Am bekanntesten und auch eindrucksvollsten ist das sog. „Grab des Tauchers“ (Tomba del Tuffatore), eine kleine ausgemalte Grabkammer, die in die Zeit um 480 v. Chr. datiert wird. Abgesehen von den Vasenmalereien sind diese Malereien das einzige Beispiel figürlicher griechischer Malerei aus dem 5. Jh. v. Chr. Es handelt sich um ein schlichtes Kammergrab, das aus großen Steinplatten besteht und mit einer flachen Abdeckung verschlossen ist. Die Innenwände sind mit Freskomalereien geschmückt.
An der Ostwand steht ein nackter Jüngling, der einen Krug in der Hand hält, neben dem großen Krater (Mischgefäß), aus dem er Wein schöpfen sollte.

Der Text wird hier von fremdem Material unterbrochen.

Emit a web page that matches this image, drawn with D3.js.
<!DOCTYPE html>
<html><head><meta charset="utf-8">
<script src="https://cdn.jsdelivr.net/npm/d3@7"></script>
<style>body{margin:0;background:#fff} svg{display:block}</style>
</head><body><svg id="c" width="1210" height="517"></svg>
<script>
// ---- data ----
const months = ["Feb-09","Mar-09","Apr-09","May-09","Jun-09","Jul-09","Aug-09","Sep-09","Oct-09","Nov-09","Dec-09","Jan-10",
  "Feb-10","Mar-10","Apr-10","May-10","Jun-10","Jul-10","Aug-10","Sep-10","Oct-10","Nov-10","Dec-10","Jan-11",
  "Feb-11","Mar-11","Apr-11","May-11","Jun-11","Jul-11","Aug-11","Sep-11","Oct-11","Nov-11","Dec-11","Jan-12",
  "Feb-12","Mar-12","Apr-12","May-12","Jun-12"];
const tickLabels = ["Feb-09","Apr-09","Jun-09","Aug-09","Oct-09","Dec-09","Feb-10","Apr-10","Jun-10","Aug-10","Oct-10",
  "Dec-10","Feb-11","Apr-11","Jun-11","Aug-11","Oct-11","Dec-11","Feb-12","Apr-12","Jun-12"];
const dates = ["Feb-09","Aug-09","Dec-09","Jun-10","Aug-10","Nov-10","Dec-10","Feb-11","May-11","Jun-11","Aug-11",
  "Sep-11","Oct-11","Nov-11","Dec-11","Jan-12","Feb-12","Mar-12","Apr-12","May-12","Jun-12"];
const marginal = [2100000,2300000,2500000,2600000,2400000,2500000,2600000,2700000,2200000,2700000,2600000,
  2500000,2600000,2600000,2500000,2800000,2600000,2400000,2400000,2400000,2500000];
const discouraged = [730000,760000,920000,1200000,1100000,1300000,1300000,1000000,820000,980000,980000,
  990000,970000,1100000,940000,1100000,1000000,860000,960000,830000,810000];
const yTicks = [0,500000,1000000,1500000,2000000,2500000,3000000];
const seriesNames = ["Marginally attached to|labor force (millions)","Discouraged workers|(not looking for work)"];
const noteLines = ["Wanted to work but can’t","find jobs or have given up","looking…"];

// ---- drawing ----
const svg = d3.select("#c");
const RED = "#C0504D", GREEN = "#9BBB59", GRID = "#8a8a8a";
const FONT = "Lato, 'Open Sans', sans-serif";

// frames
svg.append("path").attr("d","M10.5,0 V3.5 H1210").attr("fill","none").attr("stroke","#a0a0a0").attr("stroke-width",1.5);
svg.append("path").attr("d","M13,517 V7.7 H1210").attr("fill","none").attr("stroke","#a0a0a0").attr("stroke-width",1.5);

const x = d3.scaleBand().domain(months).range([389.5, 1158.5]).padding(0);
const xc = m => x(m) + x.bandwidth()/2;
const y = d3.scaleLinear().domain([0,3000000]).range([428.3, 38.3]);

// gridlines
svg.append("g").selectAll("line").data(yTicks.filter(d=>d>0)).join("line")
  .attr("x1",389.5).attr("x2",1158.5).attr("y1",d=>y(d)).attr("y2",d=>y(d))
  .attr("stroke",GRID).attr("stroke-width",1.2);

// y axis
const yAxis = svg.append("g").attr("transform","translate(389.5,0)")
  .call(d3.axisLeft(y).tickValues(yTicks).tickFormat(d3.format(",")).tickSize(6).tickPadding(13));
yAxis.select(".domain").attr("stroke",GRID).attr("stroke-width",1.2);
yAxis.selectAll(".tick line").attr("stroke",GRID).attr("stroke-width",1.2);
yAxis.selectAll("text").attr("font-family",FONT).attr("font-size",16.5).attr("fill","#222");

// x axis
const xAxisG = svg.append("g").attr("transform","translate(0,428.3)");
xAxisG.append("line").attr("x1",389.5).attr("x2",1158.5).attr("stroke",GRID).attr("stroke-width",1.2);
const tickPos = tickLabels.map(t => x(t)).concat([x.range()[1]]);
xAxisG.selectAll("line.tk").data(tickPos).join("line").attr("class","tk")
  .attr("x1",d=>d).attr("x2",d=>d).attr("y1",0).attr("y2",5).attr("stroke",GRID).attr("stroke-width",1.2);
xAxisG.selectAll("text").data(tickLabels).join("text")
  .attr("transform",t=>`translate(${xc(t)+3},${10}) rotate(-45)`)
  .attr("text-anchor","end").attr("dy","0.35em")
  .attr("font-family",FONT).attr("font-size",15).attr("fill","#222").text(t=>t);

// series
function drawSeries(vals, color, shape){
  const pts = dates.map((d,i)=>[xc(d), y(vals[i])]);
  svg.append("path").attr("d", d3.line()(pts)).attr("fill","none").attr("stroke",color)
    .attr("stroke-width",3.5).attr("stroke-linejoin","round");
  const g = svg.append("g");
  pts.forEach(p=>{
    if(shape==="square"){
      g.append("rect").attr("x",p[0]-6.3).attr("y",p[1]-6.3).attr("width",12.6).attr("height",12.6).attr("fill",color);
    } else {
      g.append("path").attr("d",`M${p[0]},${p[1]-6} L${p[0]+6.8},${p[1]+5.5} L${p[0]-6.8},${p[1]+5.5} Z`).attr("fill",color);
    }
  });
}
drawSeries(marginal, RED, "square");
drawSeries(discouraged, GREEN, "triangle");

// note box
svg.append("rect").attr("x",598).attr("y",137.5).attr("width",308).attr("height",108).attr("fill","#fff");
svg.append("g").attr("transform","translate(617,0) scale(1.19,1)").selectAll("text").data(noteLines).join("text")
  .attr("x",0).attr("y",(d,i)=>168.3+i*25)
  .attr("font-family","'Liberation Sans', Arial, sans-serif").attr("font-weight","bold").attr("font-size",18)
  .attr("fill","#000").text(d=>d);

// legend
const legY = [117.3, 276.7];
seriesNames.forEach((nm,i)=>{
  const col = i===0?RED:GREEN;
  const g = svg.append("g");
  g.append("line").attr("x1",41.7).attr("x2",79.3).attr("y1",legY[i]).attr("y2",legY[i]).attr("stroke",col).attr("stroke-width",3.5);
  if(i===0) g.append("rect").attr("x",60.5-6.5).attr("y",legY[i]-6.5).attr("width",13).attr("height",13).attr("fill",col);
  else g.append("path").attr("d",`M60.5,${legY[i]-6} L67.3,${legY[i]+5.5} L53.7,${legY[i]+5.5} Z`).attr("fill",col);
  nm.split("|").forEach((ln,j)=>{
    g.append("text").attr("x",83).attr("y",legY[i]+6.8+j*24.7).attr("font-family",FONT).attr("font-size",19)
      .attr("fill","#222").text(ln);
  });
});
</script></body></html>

An den Längswänden des Grabes sind lebhafte Szenen eines Symposions zu sehen, bei dem die Gäste mit Blattkränzen im Haar auf Klinen ruhen, Wein trinken und sich amüsieren. Einige Gäste widmen sich dem Geschicklichkeitsspiel Kottabos, während Musiker auf der Lyra und der Doppelflöte spielen. Eine markante Szene an der Nordwand zeigt einen älteren Mann, der einem jüngeren Mann den Kopf umfasst, während dieser ihm entweder die Brust berührt oder ihn abzuwehren versucht. Diese Darstellungen des Symposions stehen symbolisch für das gesellige Leben und den Genuss, der möglicherweise auch auf das Leben nach dem Tod verweist.
An der Westwand verlässt ein Jüngling in Begleitung eines älteren Mannes das Bankett. Vor ihm geht ein Flötenspieler.

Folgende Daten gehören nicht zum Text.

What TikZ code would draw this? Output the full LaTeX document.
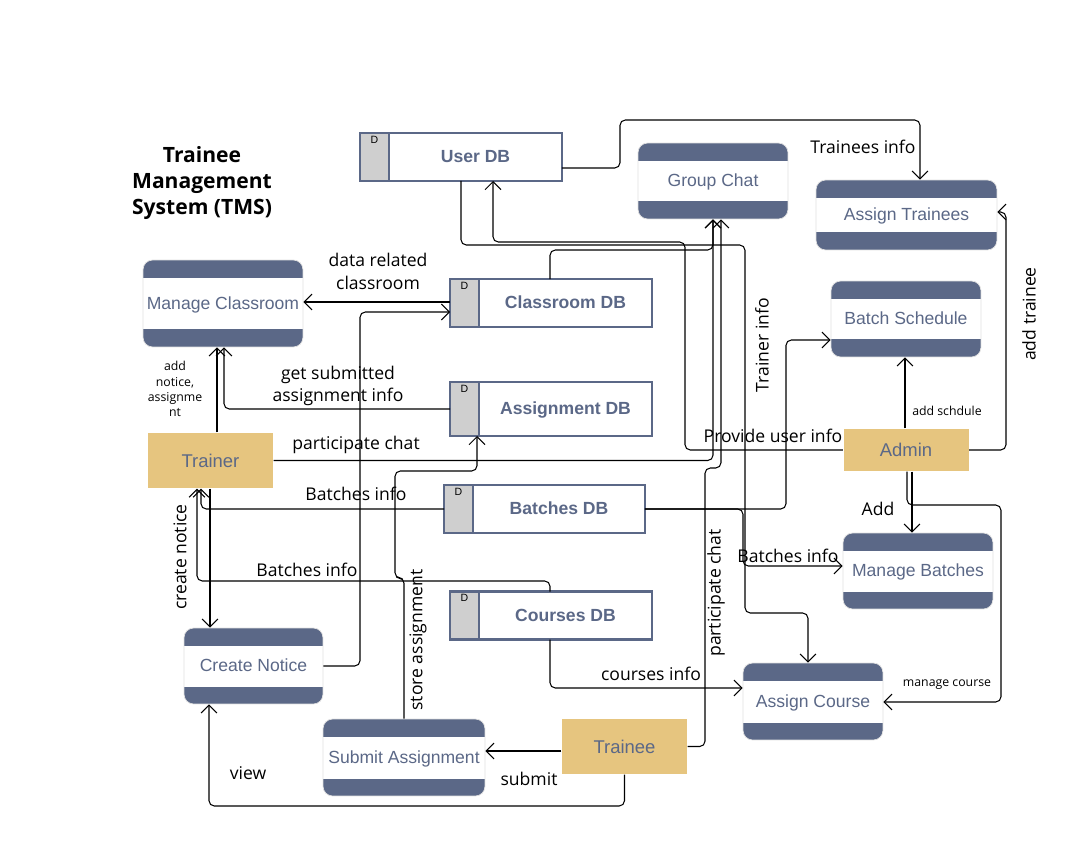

Auf der Innenseite der Deckplatte schließlich ist jene Szene zu sehen, die dem Grab seinen Namen gab. Sie zeigt einen nackten Mann, der von einem hohen Turm ins Wasser springt. Diese symbolische Darstellung wird häufig als Metapher für den Übergang vom Leben in den Tod interpretiert, also den Sprung in das Unbekannte oder ins Jenseits. Es gibt aber auch einige Forscher, die diese Szene so interpretieren, dass der Sprung den Eintritt in das Erwachsenenalter symbolisiert. Jedenfalls dürfte, wie der Vergleich mit einem ähnlichen Fresko, das man in Tarquinia (Siehe hierzu: Die Monterozzi-Nekropole in Tarquinia – „Szene des Tauchers“ in der Tomba della Caccia e della Pesca (6. Jh. v. Chr.) fand, belegt, von etruskischen Vorbildern beeinflusst sein.

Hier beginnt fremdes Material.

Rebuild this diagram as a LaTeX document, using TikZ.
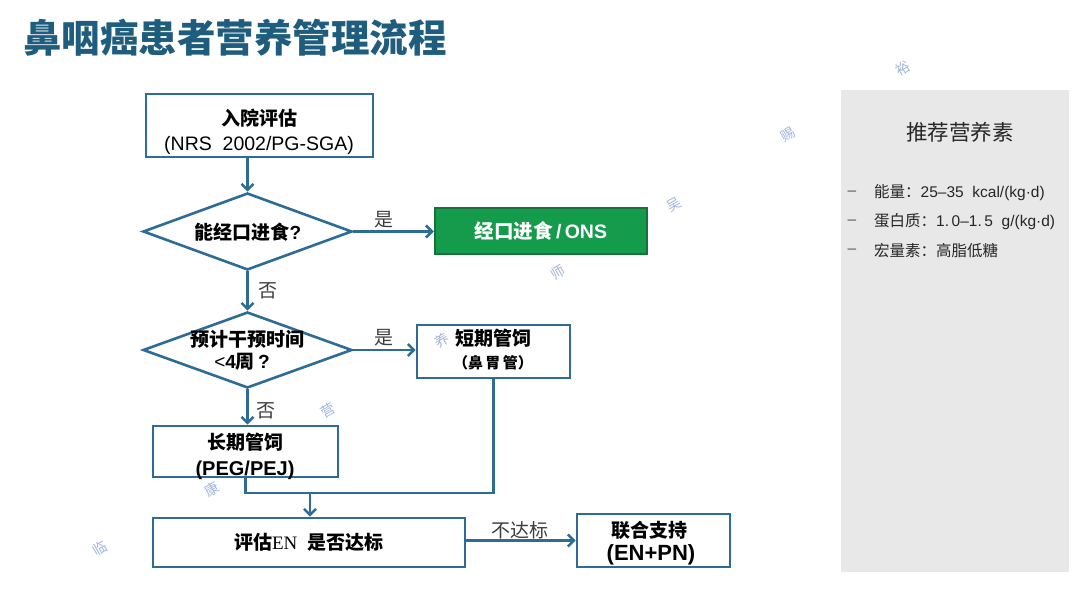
\documentclass[tikz,border=0pt]{standalone}
\usepackage{fontspec}
\setmainfont{Liberation Sans}
\newfontfamily\zh{Noto Sans CJK SC}
\newfontfamily\enserif{Liberation Serif}
\usetikzlibrary{arrows.meta,shapes.geometric}

\definecolor{titleblue}{RGB}{30,93,125}
\definecolor{lineblue}{RGB}{45,108,150}
\definecolor{okgreen}{RGB}{20,155,75}
\definecolor{okgreendark}{RGB}{25,112,58}
\definecolor{panelgray}{RGB}{232,232,232}
\definecolor{labelgray}{RGB}{60,60,60}
\definecolor{wmblue}{RGB}{120,150,205}

\begin{document}
\begin{tikzpicture}[x=1pt,y=-1pt,
  flowbox/.style={draw=lineblue, line width=2.6pt, fill=white, inner sep=0pt},
  decision/.style={diamond, draw=lineblue, line width=2.6pt, fill=white, inner sep=0pt},
  txt/.style={inner sep=0pt, text=black},
  arr/.style={draw=lineblue, line width=2.6pt, -{Straight Barb[length=6pt,width=12pt]}},
  conn/.style={draw=lineblue, line width=2.6pt},
  lbl/.style={font=\zh\fontsize{19}{19}\selectfont, text=labelgray, inner sep=0pt},
  item/.style={anchor=west, inner sep=0pt, font=\fontsize{15.5}{15.5}\selectfont, text=black!85},
  dashmark/.style={inner sep=0pt, font=\fontsize{15.5}{15.5}\selectfont, text=black!65},
  wm/.style={font=\zh\fontsize{14}{14}\selectfont, text=wmblue, opacity=0.7, rotate=30, inner sep=0pt},
]
\useasboundingbox (0,0) rectangle (1080,591);

% title
\node[anchor=west, inner sep=0pt, font=\zh\bfseries\fontsize{38.5}{38.5}\selectfont, text=titleblue] (title) at (23,38) {鼻咽癌患者营养管理流程};

% right panel
\node[fill=panelgray, minimum width=228pt, minimum height=482pt, inner sep=0pt] (panel) at (955,331) {};
\node[inner sep=0pt, font=\zh\fontsize{21.5}{21.5}\selectfont, text=black!85] (ptitle) at (960,132) {推荐营养素};
\node[dashmark] (m1) at (852,193) {–};
\node[dashmark] (m2) at (852,222) {–};
\node[dashmark] (m3) at (852,251) {–};
\node[item] (i1) at (874,193) {{\zh 能量：}25–35\ \ kcal/(kg·d)};
\node[item] (i2) at (874,222) {{\zh 蛋白质：}1.\,0–1.\,5\ \ g/(kg·d)};
\node[item] (i3) at (874,251) {{\zh 宏量素：高脂低糖}};

% flow nodes
\node[flowbox, minimum width=227pt, minimum height=63pt] (b1) at (259.5,125.5) {};
\node[txt, font=\zh\bfseries\fontsize{19}{19}\selectfont] (b1a) at (259,118) {入院评估};
\node[txt, font=\fontsize{19.5}{19.5}\selectfont] (b1b) at (259,145) {(NRS\ \ 2002/PG-SGA)};

\node[decision, minimum width=209pt, minimum height=77pt] (d1) at (247.5,231.5) {};
\node[txt, font=\fontsize{19}{19}\selectfont] (d1t) at (248,232) {{\zh\bfseries 能经口进食}{\bfseries ?}};

\node[draw=okgreendark, fill=okgreen, line width=2.4pt, minimum width=212pt, minimum height=46pt, inner sep=0pt, text=white, font=\fontsize{19.5}{19.5}\selectfont\bfseries] (oral) at (541,231) {{\zh 经口进食}\,/\,ONS};

\node[decision, minimum width=209pt, minimum height=76pt] (d2) at (247.5,350) {};
\node[txt, font=\zh\bfseries\fontsize{19}{19}\selectfont] (d2a) at (247,339) {预计干预时间};
\node[txt, font=\fontsize{19}{19}\selectfont] (d2b) at (242,362) {{<}{\bfseries 4}{\zh\bfseries 周}\,{\bfseries ?}};

\node[flowbox, minimum width=153pt, minimum height=53pt] (short) at (493.5,351.5) {};
\node[txt, font=\zh\bfseries\fontsize{19}{19}\selectfont] (sa) at (493,338) {短期管饲};
\node[txt, font=\zh\bfseries\fontsize{15}{15}\selectfont] (sb) at (493,363) {（鼻\,胃\,管）};

\node[flowbox, minimum width=185pt, minimum height=51pt] (long) at (245.5,451.5) {};
\node[txt, font=\zh\bfseries\fontsize{19}{19}\selectfont] (la) at (245,442) {长期管饲};
\node[txt, font=\bfseries\fontsize{20}{20}\selectfont] (lb) at (245,470) {(PEG/PEJ)};

\node[flowbox, minimum width=312pt, minimum height=49pt, font=\fontsize{19}{19}\selectfont] (ev) at (309,542.5) {{\zh\bfseries 评估}{\enserif EN}\ \ {\zh\bfseries 是否达标}};

\node[flowbox, minimum width=153pt, minimum height=53pt] (comb) at (653.5,540.5) {};
\node[txt, font=\zh\bfseries\fontsize{19}{19}\selectfont] (ca) at (649,530) {联合支持};
\node[txt, font=\bfseries\fontsize{22}{22}\selectfont] (cb) at (651,555) {(EN+PN)};

\coordinate (j) at (310,493);

% connectors
\draw[arr] (b1.south -| d1.north) -- (d1.north);
\draw[arr] (d1.east) -- (oral.west |- d1.east);
\draw[arr] (d1.south) -- (d2.north);
\draw[arr] (d2.east) -- (short.west |- d2.east);
\draw[arr] (d2.south) -- (d2.south |- long.north);
\draw[conn] (long.south) |- (short.south |- j) -- (short.south);
\draw[arr] (j) -- (j |- ev.north);
\draw[arr] (ev.east |- comb.west) -- (comb.west);

% labels
\node[lbl] (y1) at (384,220) {是};
\node[lbl] (n1) at (268,291) {否};
\node[lbl] (y2) at (384,338) {是};
\node[lbl] (n2) at (266,411) {否};
\node[lbl] (nq) at (520,530) {不达标};

% watermark
\node[wm] (w1) at (903,68) {裕};
\node[wm] (w2) at (788,135) {赐};
\node[wm] (w3) at (674,205) {吴};
\node[wm] (w4) at (558,272) {师};
\node[wm] (w5) at (442,340) {养};
\node[wm] (w6) at (328,410) {营};
\node[wm] (w7) at (212,489) {康};
\node[wm] (w8) at (100,548) {临};
\end{tikzpicture}
\end{document}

Die meisten bemalten Gräber von Paestum zeigen Szenen aus dem Alltag, dem Tod und mythologischen Erzählungen. Die vielfältigen Motive umfassen Jagdszenen, Bankette, Kampszenen, Kriegerdarstellungen, Götterabbildungen und religiöse Zeremonien. Die Fresken liefern wertvolle Informationen über die damalige Bewaffnung, Rüstungen, soziale Strukturen und die Verschmelzung griechischer und lukanischer Elemente in Kunst und Kultur.